The terminal of A uses this correlation to select suitable media streams, e.g., according to one or more of the following:
- When the first early dialogue becomes an established dialogue upon receipt of a SIP final response, the terminal of A selects the appropriate media stream.
- The terminal of A selects the early media corresponding to the early dialogue last established—possibly for only as long as no established dialogue yet exists.
- The terminal of A suppresses early-media media streams (user data) as soon as it sends SIP signaling messages to end the corresponding dialogues.

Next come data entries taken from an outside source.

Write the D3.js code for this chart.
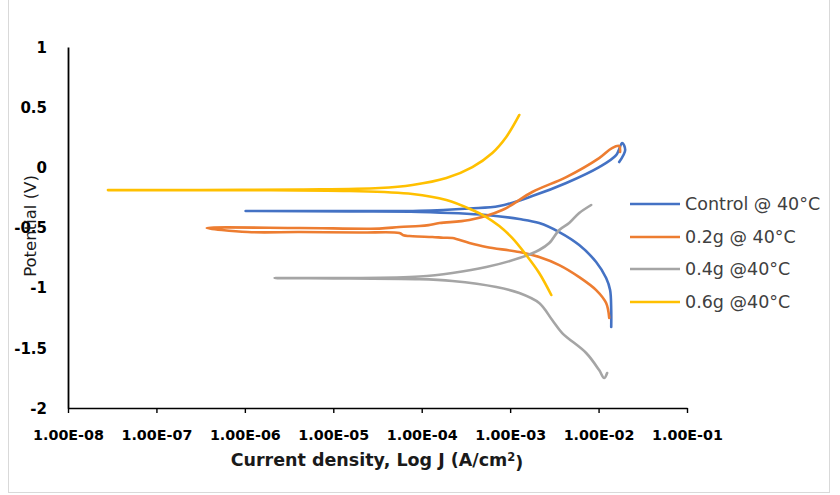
<!DOCTYPE html>
<html>
<head>
<meta charset="utf-8">
<script src="https://cdn.jsdelivr.net/npm/d3@7"></script>
<style>
  body { margin: 0; background: #fff; }
  svg { display: block; }
</style>
</head>
<body>
<svg id="chart" width="840" height="495"></svg>
<script>
// Potentiodynamic polarization curves at 40 °C (current density in A/cm², potential in V)
const seriesNames = ["Control @ 40°C", "0.2g @ 40°C", "0.4g @40°C", "0.6g @40°C"];
const seriesColors = ["#4472C4", "#ED7D31", "#A5A5A5", "#FFC000"];

// Each scan runs from the cathodic end, through the corrosion potential, to the anodic end.
const controlJ = [1.39e-2, 1.39e-2, 1.35e-2, 1.218e-2, 9.39e-3, 6.04e-3, 3.59e-3, 2.13e-3, 1.27e-3, 5.38e-4, 9.42e-5, 1.53e-5, 1.02e-6,
                  1.53e-5, 9.42e-5, 3.46e-4, 7.54e-4, 1.78e-3, 4.31e-3, 1.015e-2, 1.58e-2, 1.85e-2, 2.0e-2, 1.71e-2];
const controlE = [-1.327, -1.186, -1.020, -0.920, -0.787, -0.646, -0.538, -0.463, -0.430, -0.396, -0.371, -0.367, -0.363,
                  -0.363, -0.361, -0.342, -0.322, -0.239, -0.130, 0.002, 0.102, 0.202, 0.144, 0.044];

const g02J = [1.32e-2, 1.218e-2, 9.39e-3, 6.04e-3, 3.59e-3, 2.13e-3, 1.27e-3, 5.38e-4, 3.46e-4, 2.22e-4, 1.75e-4, 1.32e-4, 9.0e-5, 7.27e-5, 6.2e-5, 5.60e-5, 1.98e-5, 4.16e-6, 1.08e-6,
              3.71e-7, 4.16e-6, 3.33e-5, 5.60e-5, 9.42e-5, 1.2e-4, 1.59e-4, 3.46e-4, 8.15e-4, 1.78e-3, 4.31e-3, 1.015e-2, 1.42e-2, 1.71e-2, 1.75e-2];
const g02E = [-1.252, -1.128, -1.020, -0.912, -0.812, -0.745, -0.704, -0.662, -0.629, -0.588, -0.585, -0.579, -0.575, -0.571, -0.565, -0.546, -0.542, -0.538, -0.538,
              -0.504, -0.504, -0.509, -0.496, -0.488, -0.480, -0.463, -0.438, -0.355, -0.205, -0.081, 0.077, 0.160, 0.177, 0.127];

const g04J = [1.25e-2, 1.156e-2, 1.015e-2, 7.24e-3, 3.88e-3, 2.99e-3, 2.13e-3, 1.27e-3, 6.98e-4, 2.22e-4, 9.42e-5, 1.53e-5, 2.17e-6,
              1.53e-5, 9.42e-5, 2.22e-4, 5.38e-4, 1.27e-3, 2.13e-3, 2.77e-3, 3.59e-3, 4.65e-3, 6.04e-3, 8.25e-3];
const g04E = [-1.709, -1.751, -1.685, -1.543, -1.377, -1.269, -1.128, -1.045, -0.995, -0.945, -0.929, -0.924, -0.920,
              -0.920, -0.907, -0.878, -0.829, -0.754, -0.687, -0.629, -0.521, -0.463, -0.380, -0.313];

const g06J = [2.92e-3, 2.13e-3, 1.52e-3, 1.06e-3, 7.54e-4, 5.38e-4, 3.74e-4, 1.90e-4, 7.86e-5, 1.53e-5, 1.13e-6, 2.83e-8,
              3.09e-7, 4.16e-6, 3.33e-5, 7.86e-5, 1.90e-4, 3.74e-4, 6.29e-4, 9.04e-4, 1.27e-3];
const g06E = [-1.061, -0.878, -0.729, -0.588, -0.488, -0.413, -0.355, -0.272, -0.222, -0.197, -0.189, -0.189,
              -0.189, -0.184, -0.172, -0.147, -0.089, 0.002, 0.119, 0.252, 0.435];

const xTickValues = [1e-8, 1e-7, 1e-6, 1e-5, 1e-4, 1e-3, 1e-2, 1e-1];
const xTickLabels = ["1.00E-08", "1.00E-07", "1.00E-06", "1.00E-05", "1.00E-04", "1.00E-03", "1.00E-02", "1.00E-01"];
const yTickValues = [1, 0.5, 0, -0.5, -1, -1.5, -2];
const yTickLabels = ["1", "0.5", "0", "-0.5", "-1", "-1.5", "-2"];

const seriesJ = [controlJ, g02J, g04J, g06J];
const seriesE = [controlE, g02E, g04E, g06E];
const series = seriesNames.map((name, i) => ({
  name,
  color: seriesColors[i],
  points: seriesJ[i].map((J, k) => ({ J, E: seriesE[i][k] }))
}));

const svg = d3.select("#chart");

// Outer chart frame
svg.append("rect")
  .attr("x", 8.5).attr("y", -2).attr("width", 821).attr("height", 494.5)
  .attr("fill", "#fff").attr("stroke", "#d9d9d9").attr("stroke-width", 1);

const x = d3.scaleLog().domain([1e-8, 1e-1]).range([68, 687]);
const y = d3.scaleLinear().domain([-2, 1]).range([408, 47]);

// Curves
const line = d3.line()
  .x(d => x(d.J))
  .y(d => y(d.E))
  .curve(d3.curveCatmullRom.alpha(0.5));

svg.append("g").selectAll("path")
  .data(series)
  .join("path")
  .attr("d", d => line(d.points))
  .attr("fill", "none")
  .attr("stroke", d => d.color)
  .attr("stroke-width", 2.6)
  .attr("stroke-linejoin", "round")
  .attr("stroke-linecap", "round");

// X axis along E = -2
const xAxis = svg.append("g")
  .attr("transform", `translate(0,${y(-2)})`)
  .call(d3.axisBottom(x).tickValues(xTickValues).tickFormat((d, i) => xTickLabels[i]).tickSize(5).tickSizeOuter(0));
xAxis.select(".domain").attr("stroke", "#000").attr("stroke-width", 1.6);
xAxis.selectAll(".tick line").attr("stroke", "#000").attr("stroke-width", 1.4);
xAxis.selectAll(".tick text")
  .attr("y", 27).attr("dy", "0.35em")
  .attr("fill", "#000")
  .style("font-family", "'DejaVu Sans', sans-serif")
  .style("font-weight", "bold")
  .style("font-size", "14.3px");

// Y axis at the left edge
const yAxis = svg.append("g")
  .attr("transform", `translate(${x(1e-8)},0)`)
  .call(d3.axisLeft(y).tickValues(yTickValues).tickFormat((d, i) => yTickLabels[i]).tickSize(0).tickPadding(21));
yAxis.select(".domain").attr("stroke", "#000").attr("stroke-width", 1.8);
yAxis.selectAll(".tick text")
  .attr("dy", "0.35em")
  .attr("fill", "#000")
  .style("font-family", "'DejaVu Sans', sans-serif")
  .style("font-weight", "bold")
  .style("font-size", "15px");

// Axis titles
const xTitle = svg.append("text")
  .attr("x", 377).attr("y", 460).attr("dy", "0.35em")
  .attr("text-anchor", "middle")
  .attr("fill", "#1a1a1a")
  .style("font-family", "'DejaVu Sans', sans-serif")
  .style("font-weight", "bold")
  .style("font-size", "17.5px");
xTitle.append("tspan").text("Current density, Log J (A/cm");
xTitle.append("tspan").attr("dy", "-0.45em").style("font-size", "11.5px").text("2");
xTitle.append("tspan").attr("dy", "0.45em").text(")");

svg.append("text")
  .attr("transform", "translate(30,226) rotate(-90)")
  .attr("dy", "0.35em")
  .attr("text-anchor", "middle")
  .attr("fill", "#1a1a1a")
  .style("font-family", "'DejaVu Sans', sans-serif")
  .style("font-size", "16.5px")
  .text("Potential (V)");

// Legend
const legend = svg.append("g").selectAll("g")
  .data(series)
  .join("g")
  .attr("transform", (d, i) => `translate(630,${[204, 237, 269, 302][i]})`);
legend.append("line")
  .attr("x1", 0).attr("x2", 50).attr("y1", 0).attr("y2", 0)
  .attr("stroke", d => d.color).attr("stroke-width", 2.6);
legend.append("text")
  .attr("x", 55).attr("dy", "0.35em")
  .attr("fill", "#404040")
  .style("font-family", "'DejaVu Sans', sans-serif")
  .style("font-size", "17.5px")
  .text(d => d.name);
</script>
</body>
</html>
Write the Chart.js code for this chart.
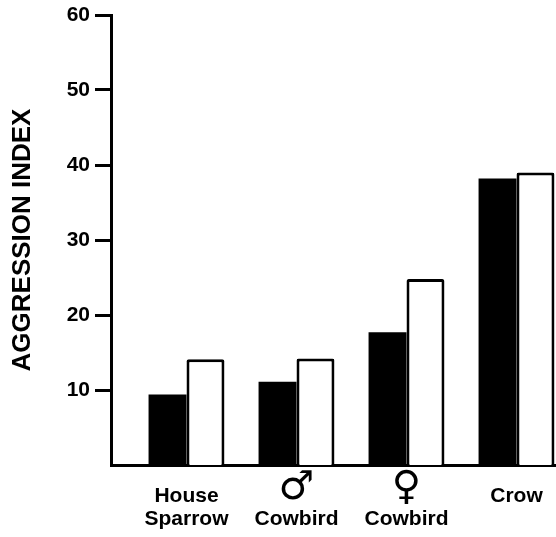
<!DOCTYPE html>
<html>
<head>
<meta charset="utf-8">
<script src="https://cdn.jsdelivr.net/npm/chart.js@4/dist/chart.umd.min.js"></script>
<style>
  html, body { margin: 0; padding: 0; background: #fff; overflow: hidden; }
  #wrap { width: 556px; height: 537px; }
</style>
</head>
<body>
<div id="wrap"><canvas id="c" width="556" height="537"></canvas></div>
<script>
// Species groups: name lines under each group, sex symbol drawn above the name
const speciesNames = [['House', 'Sparrow'], ['', 'Cowbird'], ['', 'Cowbird'], ['Crow']];
const sexSymbols = ['', '\u2642', '\u2640', ''];
const groupPositions = [1, 2, 3, 4];

// Aggression index per species: filled bars and open bars
const filledValues = [9.4, 11.1, 17.7, 38.2];
const openValues = [14.1, 14.2, 24.8, 39.0];

// Labelled y ticks
const yTicks = [10, 20, 30, 40, 50, 60];

const FONT = "'Liberation Sans', Arial, sans-serif";
const SYMBOL_FONT = "'DejaVu Sans', sans-serif";

const toPoints = values => groupPositions.map((x, i) => ({ x, y: values[i] }));

// Larger sex symbols in the first label line of the cowbird groups
const sexSymbolPlugin = {
  id: 'sexSymbols',
  afterDraw(chart) {
    const { ctx, scales: { x } } = chart;
    ctx.save();
    ctx.fillStyle = '#000';
    ctx.textAlign = 'center';
    ctx.textBaseline = 'middle';
    ctx.font = `40px ${SYMBOL_FONT}`;
    groupPositions.forEach((pos, i) => {
      if (!sexSymbols[i]) return;
      ctx.fillText(sexSymbols[i], x.getPixelForValue(pos), x.top + 24);
    });
    ctx.restore();
  }
};

new Chart(document.getElementById('c'), {
  type: 'bar',
  data: {
    datasets: [
      {
        data: toPoints(filledValues),
        backgroundColor: '#000',
        borderColor: '#000',
        borderWidth: 0
      },
      {
        data: toPoints(openValues),
        backgroundColor: '#fff',
        borderColor: '#000',
        borderWidth: 3,
        borderRadius: 2
      }
    ]
  },
  options: {
    responsive: false,
    animation: false,
    devicePixelRatio: 1,
    categoryPercentage: 0.69,
    barPercentage: 1,
    layout: { padding: { top: 15, right: 0, bottom: 0, left: 0 } },
    plugins: {
      legend: { display: false },
      tooltip: { enabled: false }
    },
    scales: {
      x: {
        type: 'linear',
        min: 0.3136,
        max: 4.359,
        offset: false,
        afterBuildTicks: s => { s.ticks = groupPositions.map(v => ({ value: v })); },
        afterFit: s => { s.height = 72; s.paddingLeft = 0; s.paddingRight = 0; },
        grid: { display: false, drawTicks: false },
        border: { display: true, color: '#000', width: 3 },
        ticks: {
          autoSkip: false,
          maxRotation: 0,
          padding: 20,
          color: '#000',
          font: { family: FONT, size: 21, weight: 'bold', lineHeight: 1.1 },
          callback: v => speciesNames[groupPositions.indexOf(v)] || ''
        }
      },
      y: {
        min: 0,
        max: 60,
        afterBuildTicks: s => { s.ticks = yTicks.map(v => ({ value: v })); },
        afterFit: s => { s.width = 111; s.paddingTop = 0; s.paddingBottom = 0; },
        grid: {
          display: true,
          drawOnChartArea: false,
          drawTicks: true,
          tickLength: 16,
          tickWidth: 3,
          tickColor: '#000'
        },
        border: { display: true, color: '#000', width: 3 },
        ticks: {
          padding: 5,
          color: '#000',
          font: { family: FONT, size: 21, weight: 'bold' }
        },
        title: {
          display: true,
          text: 'AGGRESSION INDEX',
          color: '#000',
          padding: { top: 7, bottom: 0 },
          font: { family: FONT, size: 26, weight: 'bold' }
        }
      }
    }
  },
  plugins: [sexSymbolPlugin]
});
</script>
</body>
</html>
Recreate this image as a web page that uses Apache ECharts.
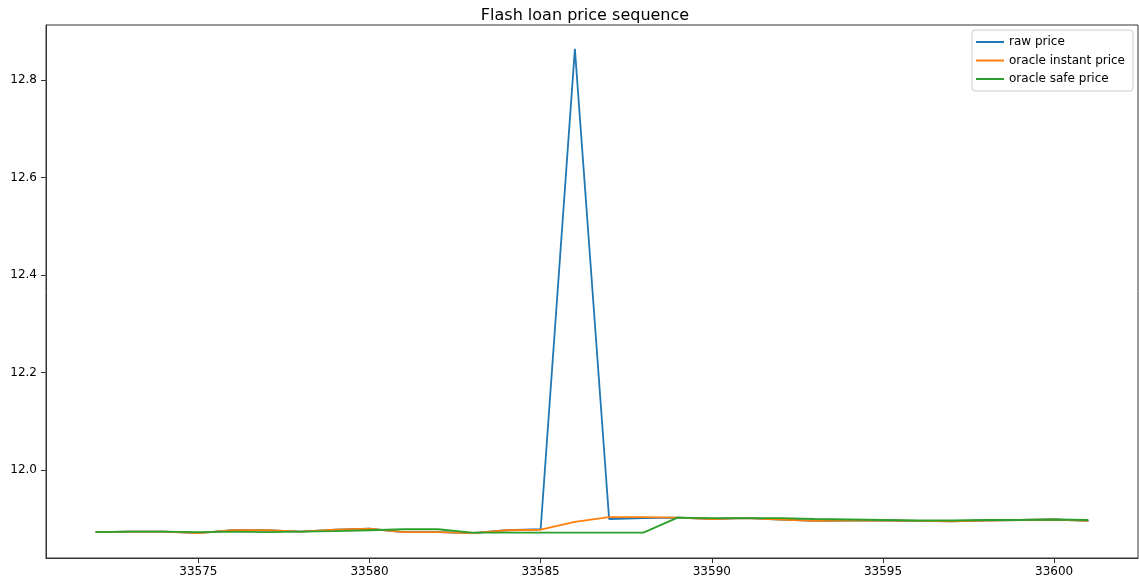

The SIP terminal of A may be divided into a signaling device and a device for handling user connections, which devices communicate with one another, for example, by using the protocols H.248 or RFC 3525 jointly specified by the ITU-T and IETF, or by using the MGCP protocol IETF RFC 2705. For example, the SIP terminal of A may consist of a 3GPP-standardized MGCF and IM-MGW, or of a MRFC and MRFP, also standardized by 3GPP, see 3GPP TS 23.002. SDP is also transported by H.248 or MEGACO. Here, too, the new SDP parameter according to the invention is used to specify the source IP address and the source UPD port with which received user connection packets are to be accepted. If this parameter is used, user connection packets with other source IP addresses and other source port are to be rejected.
Other examples of terminals which are not divided are mobile 3GPP or 3GPP2 terminals known as UEs.
For simplicity, various SIP messages, for example, 100 Trying, PRACK and OK(PRACK) are not shown in FIG. 1.
The invention has been described in detail with particular reference to preferred embodiments thereof and examples, but it will be understood that variations and modifications can be effected within the spirit and scope of the invention covered by the claims which may include the phrase “at least one of A, B and C” as an alternative expression that means one or more of A, B and C may be used, contrary to the holding in Superguide v. DIRECTV 69 USPQ2d 1865 (Fed. Cir. 2004).